AIM OF THE EXERCISE: Look for the line containing "Give me the" and the line containing "0.38, 0.35, 0.33];" in the entries below. Copy those two and all lines between them exactly, leaving out pictures.

BEGIN DATA PROVIDED

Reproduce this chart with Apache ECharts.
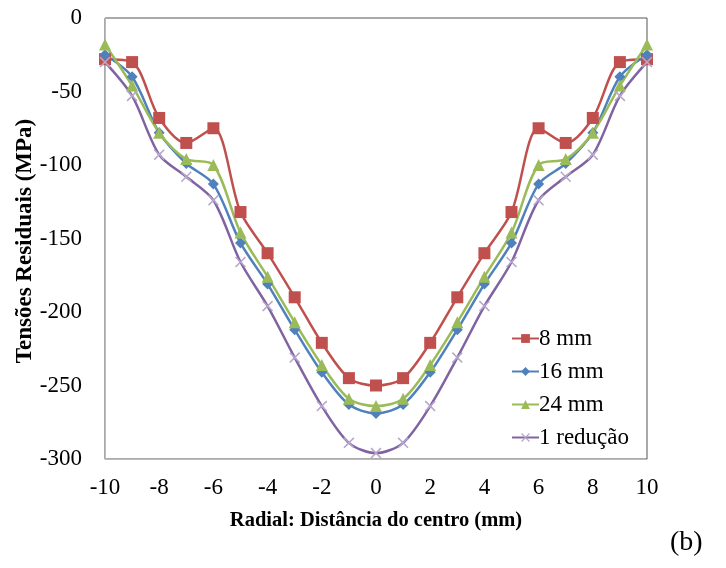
<!DOCTYPE html>
<html><head><meta charset="utf-8">
<script src="https://cdn.jsdelivr.net/npm/echarts@6/dist/echarts.min.js"></script>
<style>html,body{margin:0;padding:0;background:#fff}#c{width:726px;height:568px}</style>
</head><body><div id="c"></div>
<script>
var xs = [-10,-9,-8,-7,-6,-5,-4,-3,-2,-1,0,1,2,3,4,5,6,7,8,9,10];
var s8mm  = [-28,-30,-68,-85,-75,-132,-160,-190,-221,-245,-250,-245,-221,-190,-160,-132,-75,-85,-68,-30,-28];
var s16mm = [-25,-40,-78,-99,-113,-153,-181,-212,-241,-263,-269,-263,-241,-212,-181,-153,-113,-99,-78,-40,-25];
var s24mm = [-18,-46,-78,-96,-100,-146,-176,-207,-236,-259,-264,-259,-236,-207,-176,-146,-100,-96,-78,-46,-18];
var s1red = [-30,-53,-93,-108,-124,-166,-196,-231,-264,-289,-296,-289,-264,-231,-196,-166,-124,-108,-93,-53,-30];
var names = ['8 mm','16 mm','24 mm','1 redução'];
var yTitle = 'Tensões Residuais (MPa)';
var xTitle = 'Radial: Distância do centro (mm)';

function pairs(arr){ return xs.map(function(x,i){ return [x, arr[i]]; }); }
var font = '"Liberation Serif","Times New Roman",serif';
var xPath = 'path://M0,1L1,0L5,4L9,0L10,1L6,5L10,9L9,10L5,6L1,10L0,9L4,5Z';

var chart = echarts.init(document.getElementById('c'));
chart.setOption({
  animation:false,
  grid:{left:105, top:18, right:79, bottom:109, show:true, borderColor:'#555', borderWidth:1},
  xAxis:{type:'value', min:-10, max:10, interval:2,
    name:xTitle, nameLocation:'middle', nameGap:51,
    nameTextStyle:{fontFamily:font, fontWeight:'bold', fontSize:20.5, color:'#000'},
    axisLine:{onZero:false, lineStyle:{color:'#bbb'}}, axisTick:{show:false}, splitLine:{show:false},
    axisLabel:{fontFamily:font, fontSize:23, color:'#000', margin:17}},
  yAxis:{type:'value', min:-300, max:0, interval:50,
    axisLine:{show:true, onZero:false, lineStyle:{color:'#bbb'}}, axisTick:{show:false}, splitLine:{show:false},
    axisLabel:{fontFamily:font, fontSize:23, color:'#000', margin:23}},
  legend:{orient:'vertical', left:506, top:322, itemGap:10, itemWidth:27, itemHeight:11,
    textStyle:{fontFamily:font, fontSize:23, lineHeight:23, color:'#000', padding:[0,0,0,-5]},
    data:names},
  series:[
    {name:names[0], type:'line', smooth:0.3, data:pairs(s8mm), symbol:'rect', symbolSize:12,
      lineStyle:{width:2.5, color:'#C0504D'}, itemStyle:{color:'#C0504D'}},
    {name:names[1], type:'line', smooth:0.3, data:pairs(s16mm), symbol:'diamond', symbolSize:11,
      lineStyle:{width:2.5, color:'#4F81BD'}, itemStyle:{color:'#4F81BD'}},
    {name:names[2], type:'line', smooth:0.3, data:pairs(s24mm), symbol:'triangle', symbolSize:12,
      lineStyle:{width:2.5, color:'#9BBB59'}, itemStyle:{color:'#9BBB59'}},
    {name:names[3], type:'line', smooth:0.3, data:pairs(s1red), symbol:xPath, symbolSize:11,
      lineStyle:{width:2.5, color:'#8064A2'}, itemStyle:{color:'#B7A6CC'}}
  ],
  graphic:[
    {type:'text', left:670, top:529, style:{text:'(b)', font:'28px '+font, fill:'#000'}},
    {type:'text', x:25, y:241, rotation:Math.PI/2,
      style:{text:yTitle, font:'bold 23px '+font, fill:'#000', align:'center', verticalAlign:'middle'}}
  ]
});
</script></body></html>
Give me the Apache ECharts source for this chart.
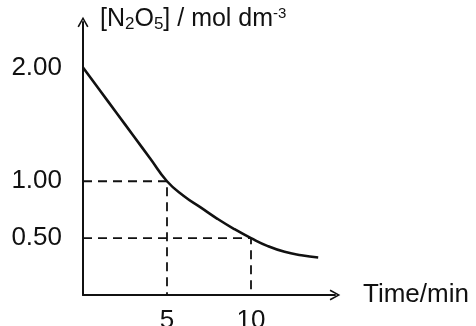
<!DOCTYPE html>
<html>
<head>
<meta charset="utf-8">
<script src="https://cdn.jsdelivr.net/npm/echarts@6/dist/echarts.min.js"></script>
<style>
  html, body { margin: 0; padding: 0; background: #fff; }
  #chart { width: 476px; height: 326px; }
</style>
</head>
<body>
<div id="chart"></div>
<script>
// concentration of N2O5 over time
const times = [0, 1, 2, 3, 4, 5, 6, 7, 8, 9, 10, 11, 12, 13, 14];
const conc = [2.00, 1.80, 1.60, 1.40, 1.20, 1.00, 0.87, 0.77, 0.67, 0.58, 0.50, 0.43, 0.38, 0.35, 0.33];

// half-life guide lines
const guideTimes = [5, 10];
const guideConc = [1.00, 0.50];

const xTicks = [5, 10];
const yTicks = [0.50, 1.00, 2.00];

const font = 'Liberation Sans, Arial, sans-serif';
const chevron = 'path://M5 0 L10 9 L8.7 9.7 L5 2.8 L1.3 9.7 L0 9 Z';

const chart = echarts.init(document.getElementById('chart'));

const guideSeries = [];
guideTimes.forEach((t, i) => {
  guideSeries.push({
    type: 'line',
    data: [[0, guideConc[i]], [t, guideConc[i]], [t, 0]],
    symbol: 'none',
    silent: true,
    lineStyle: { color: '#111', width: 1.8, type: [9, 6] },
  });
});

const option = {
  animation: false,
  grid: {
    left: 83, right: 141, top: 22, bottom: 31,
    containLabel: false,
    outerBoundsMode: 'none',
  },
  xAxis: {
    type: 'value',
    min: 0,
    max: 15,
    name: 'Time/min',
    nameLocation: 'end',
    nameGap: 28,
    nameTextStyle: { color: '#111', fontSize: 26, fontFamily: font },
    splitLine: { show: false },
    axisTick: { show: false },
    axisLine: {
      lineStyle: { color: '#111', width: 2 },
      symbol: ['none', chevron],
      symbolSize: [11, 11],
    },
    axisLabel: {
      customValues: xTicks,
      color: '#111',
      fontSize: 26,
      fontFamily: font,
      margin: 13,
    },
  },
  yAxis: {
    type: 'value',
    min: 0,
    max: 2.4,
    name: '[N{sub|2}O{sub|5}] / mol dm{sup|-3}',
    nameLocation: 'end',
    nameGap: -11,
    nameTextStyle: {
      color: '#111',
      fontSize: 25,
      fontFamily: font,
      align: 'left',
      padding: [0, 0, 0, 17],
      rich: {
        sub: { fontSize: 17, fontFamily: font, color: '#111', padding: [11, 0, 0, 0] },
        sup: { fontSize: 15, fontFamily: font, color: '#111', padding: [0, 0, 10, 0] },
      },
    },
    splitLine: { show: false },
    axisTick: { show: false },
    axisLine: {
      lineStyle: { color: '#111', width: 2 },
      symbol: ['none', chevron],
      symbolSize: [11, 11],
    },
    axisLabel: {
      customValues: yTicks,
      formatter: (v) => v.toFixed(2),
      color: '#111',
      fontSize: 26,
      fontFamily: font,
      margin: 21,
    },
  },
  series: [
    {
      type: 'line',
      data: times.map((t, i) => [t, conc[i]]),
      smooth: true,
      symbol: 'none',
      lineStyle: { color: '#111', width: 2.6 },
    },
    ...guideSeries,
  ],
};

chart.setOption(option);
</script>
</body>
</html>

END DATA PROVIDED

TASK RESPONSE:
Give me the Apache ECharts source for this chart.
<!DOCTYPE html>
<html>
<head>
<meta charset="utf-8">
<script src="https://cdn.jsdelivr.net/npm/echarts@6/dist/echarts.min.js"></script>
<style>
  html, body { margin: 0; padding: 0; background: #fff; }
  #chart { width: 476px; height: 326px; }
</style>
</head>
<body>
<div id="chart"></div>
<script>
// concentration of N2O5 over time
const times = [0, 1, 2, 3, 4, 5, 6, 7, 8, 9, 10, 11, 12, 13, 14];
const conc = [2.00, 1.80, 1.60, 1.40, 1.20, 1.00, 0.87, 0.77, 0.67, 0.58, 0.50, 0.43, 0.38, 0.35, 0.33];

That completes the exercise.